** START Data extract **

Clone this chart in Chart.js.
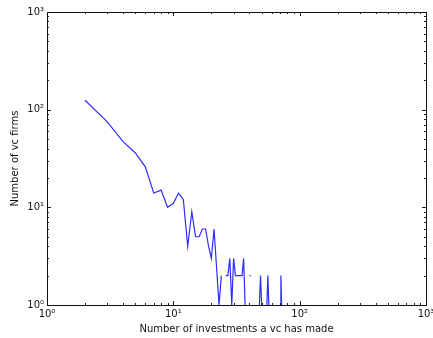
<!DOCTYPE html>
<html>
<head>
<meta charset="utf-8">
<script src="https://cdn.jsdelivr.net/npm/chart.js@4"></script>
<style>
  html, body { margin: 0; padding: 0; background: #fff; }
  #wrap { width: 433px; height: 338px; }
</style>
</head>
<body>
<div id="wrap"><canvas id="myChart" width="433" height="338"></canvas></div>
<script>
// Number of investments a vc has made (x) and how many firms made that many (y)
// null = no firm at that count, so the line breaks there
const investments = [2, 3, 4, 5, 6, 7, 8, 9, 10, 11, 12, 13, 14, 15, 16, 17, 18, 19, 20, 21,
    23, 24, 25, 26, 27, 28, 29, 30, 31, 32, 33, 34, 35, 36, 37, 38, 40, 41, 42,
    48, 49, 50, 51, 55, 56, 57, 58, 70, 71, 72];
const firms = [125, 75, 47, 36, 26, 14, 15, 10, 11, 14, 12, 4, 9, 5, 5, 6, 6, 4, 3, 6,
    1, 2, null, 2, 2, 3, 1, 3, 2, 2, 2, 2, 2, 3, 1, null, 2, 2, null,
    1, 2, 1, null, 1, 2, 1, null, 1, 2, 1];

const decadeTicks = [1, 10, 100, 1000];
const superDigits = ['\u2070', '\u00b9', '\u00b2', '\u00b3'];

const font = { family: 'DejaVu Sans', size: 10 };
const textColor = '#111';

function powerLabel(v) {
    const e = Math.round(Math.log10(v));
    return '10' + superDigits[e];
}

// box round the plot with inward major and minor ticks on every side
const frameTicks = {
    id: 'frameTicks',
    afterDatasetsDraw(chart) {
        const { ctx, chartArea: a, scales } = chart;
        const xs = scales.x, ys = scales.y;
        ctx.save();
        ctx.strokeStyle = '#222';
        ctx.lineWidth = 1;
        ctx.beginPath();
        for (const d of [1, 10, 100]) {
            for (let m = 1; m <= 10; m++) {
                const v = m * d;
                if (m === 10 && d !== 100) continue;
                const len = (m === 1 || m === 10) ? 4 : 2;
                const px = Math.round(xs.getPixelForValue(v)) + 0.5;
                ctx.moveTo(px, a.bottom); ctx.lineTo(px, a.bottom - len);
                ctx.moveTo(px, a.top); ctx.lineTo(px, a.top + len);
                const py = Math.round(ys.getPixelForValue(v)) + 0.5;
                ctx.moveTo(a.left, py); ctx.lineTo(a.left + len, py);
                ctx.moveTo(a.right, py); ctx.lineTo(a.right - len, py);
            }
        }
        ctx.stroke();
        ctx.strokeStyle = '#111';
        ctx.strokeRect(Math.round(a.left) + 0.5, Math.round(a.top) + 0.5,
            Math.round(a.right - a.left), Math.round(a.bottom - a.top));
        ctx.restore();
    }
};

const points = investments.map((x, i) => ({ x: x, y: firms[i] }));

const ctx = document.getElementById('myChart').getContext('2d');
const myChart = new Chart(ctx, {
    type: 'line',
    data: {
        datasets: [{
            data: points,
            borderColor: 'rgb(45, 45, 255)',
            borderWidth: 1.2,
            pointRadius: 0,
            tension: 0,
            spanGaps: false,
            fill: false
        }]
    },
    options: {
        responsive: false,
        animation: false,
        layout: { padding: { top: 12, right: 7, left: 0, bottom: 0 }, autoPadding: false },
        plugins: { legend: { display: false }, tooltip: { enabled: false } },
        scales: {
            x: {
                type: 'logarithmic',
                min: 1,
                max: 1000,
                grid: { display: false, drawTicks: false },
                border: { display: false },
                afterBuildTicks: s => { s.ticks = decadeTicks.map(v => ({ value: v, major: true })); },
                ticks: { callback: v => powerLabel(v), font: font, color: textColor, padding: 3, maxRotation: 0, autoSkip: false },
                title: { display: true, text: 'Number of investments a vc has made', font: font, color: textColor, padding: { top: 0, bottom: 3 } },
                afterFit: s => { s.height = 33; s.paddingLeft = 0; s.paddingRight = 0; }
            },
            y: {
                type: 'logarithmic',
                min: 1,
                max: 1000,
                grid: { display: false, drawTicks: false },
                border: { display: false },
                afterBuildTicks: s => { s.ticks = decadeTicks.map(v => ({ value: v, major: true })); },
                ticks: { callback: v => powerLabel(v), font: font, color: textColor, padding: 3, autoSkip: false },
                title: { display: true, text: 'Number of vc firms', font: font, color: textColor, padding: { top: 9, bottom: 0 } },
                afterFit: s => { s.width = 47; s.paddingTop = 0; s.paddingBottom = 0; }
            }
        }
    },
    plugins: [frameTicks]
});
</script>
</body>
</html>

** END Data extract **

> _What you will do_:
Repeat the data exactly, without the pictures.

> _Complete answer_:
Clone this chart in Chart.js.
<!DOCTYPE html>
<html>
<head>
<meta charset="utf-8">
<script src="https://cdn.jsdelivr.net/npm/chart.js@4"></script>
<style>
  html, body { margin: 0; padding: 0; background: #fff; }
  #wrap { width: 433px; height: 338px; }
</style>
</head>
<body>
<div id="wrap"><canvas id="myChart" width="433" height="338"></canvas></div>
<script>
// Number of investments a vc has made (x) and how many firms made that many (y)
// null = no firm at that count, so the line breaks there
const investments = [2, 3, 4, 5, 6, 7, 8, 9, 10, 11, 12, 13, 14, 15, 16, 17, 18, 19, 20, 21,
    23, 24, 25, 26, 27, 28, 29, 30, 31, 32, 33, 34, 35, 36, 37, 38, 40, 41, 42,
    48, 49, 50, 51, 55, 56, 57, 58, 70, 71, 72];
const firms = [125, 75, 47, 36, 26, 14, 15, 10, 11, 14, 12, 4, 9, 5, 5, 6, 6, 4, 3, 6,
    1, 2, null, 2, 2, 3, 1, 3, 2, 2, 2, 2, 2, 3, 1, null, 2, 2, null,
    1, 2, 1, null, 1, 2, 1, null, 1, 2, 1];

const decadeTicks = [1, 10, 100, 1000];
const superDigits = ['\u2070', '\u00b9', '\u00b2', '\u00b3'];

const font = { family: 'DejaVu Sans', size: 10 };
const textColor = '#111';

function powerLabel(v) {
    const e = Math.round(Math.log10(v));
    return '10' + superDigits[e];
}

// box round the plot with inward major and minor ticks on every side
const frameTicks = {
    id: 'frameTicks',
    afterDatasetsDraw(chart) {
        const { ctx, chartArea: a, scales } = chart;
        const xs = scales.x, ys = scales.y;
        ctx.save();
        ctx.strokeStyle = '#222';
        ctx.lineWidth = 1;
        ctx.beginPath();
        for (const d of [1, 10, 100]) {
            for (let m = 1; m <= 10; m++) {
                const v = m * d;
                if (m === 10 && d !== 100) continue;
                const len = (m === 1 || m === 10) ? 4 : 2;
                const px = Math.round(xs.getPixelForValue(v)) + 0.5;
                ctx.moveTo(px, a.bottom); ctx.lineTo(px, a.bottom - len);
                ctx.moveTo(px, a.top); ctx.lineTo(px, a.top + len);
                const py = Math.round(ys.getPixelForValue(v)) + 0.5;
                ctx.moveTo(a.left, py); ctx.lineTo(a.left + len, py);
                ctx.moveTo(a.right, py); ctx.lineTo(a.right - len, py);
            }
        }
        ctx.stroke();
        ctx.strokeStyle = '#111';
        ctx.strokeRect(Math.round(a.left) + 0.5, Math.round(a.top) + 0.5,
            Math.round(a.right - a.left), Math.round(a.bottom - a.top));
        ctx.restore();
    }
};

const points = investments.map((x, i) => ({ x: x, y: firms[i] }));

const ctx = document.getElementById('myChart').getContext('2d');
const myChart = new Chart(ctx, {
    type: 'line',
    data: {
        datasets: [{
            data: points,
            borderColor: 'rgb(45, 45, 255)',
            borderWidth: 1.2,
            pointRadius: 0,
            tension: 0,
            spanGaps: false,
            fill: false
        }]
    },
    options: {
        responsive: false,
        animation: false,
        layout: { padding: { top: 12, right: 7, left: 0, bottom: 0 }, autoPadding: false },
        plugins: { legend: { display: false }, tooltip: { enabled: false } },
        scales: {
            x: {
                type: 'logarithmic',
                min: 1,
                max: 1000,
                grid: { display: false, drawTicks: false },
                border: { display: false },
                afterBuildTicks: s => { s.ticks = decadeTicks.map(v => ({ value: v, major: true })); },
                ticks: { callback: v => powerLabel(v), font: font, color: textColor, padding: 3, maxRotation: 0, autoSkip: false },
                title: { display: true, text: 'Number of investments a vc has made', font: font, color: textColor, padding: { top: 0, bottom: 3 } },
                afterFit: s => { s.height = 33; s.paddingLeft = 0; s.paddingRight = 0; }
            },
            y: {
                type: 'logarithmic',
                min: 1,
                max: 1000,
                grid: { display: false, drawTicks: false },
                border: { display: false },
                afterBuildTicks: s => { s.ticks = decadeTicks.map(v => ({ value: v, major: true })); },
                ticks: { callback: v => powerLabel(v), font: font, color: textColor, padding: 3, autoSkip: false },
                title: { display: true, text: 'Number of vc firms', font: font, color: textColor, padding: { top: 9, bottom: 0 } },
                afterFit: s => { s.width = 47; s.paddingTop = 0; s.paddingBottom = 0; }
            }
        }
    },
    plugins: [frameTicks]
});
</script>
</body>
</html>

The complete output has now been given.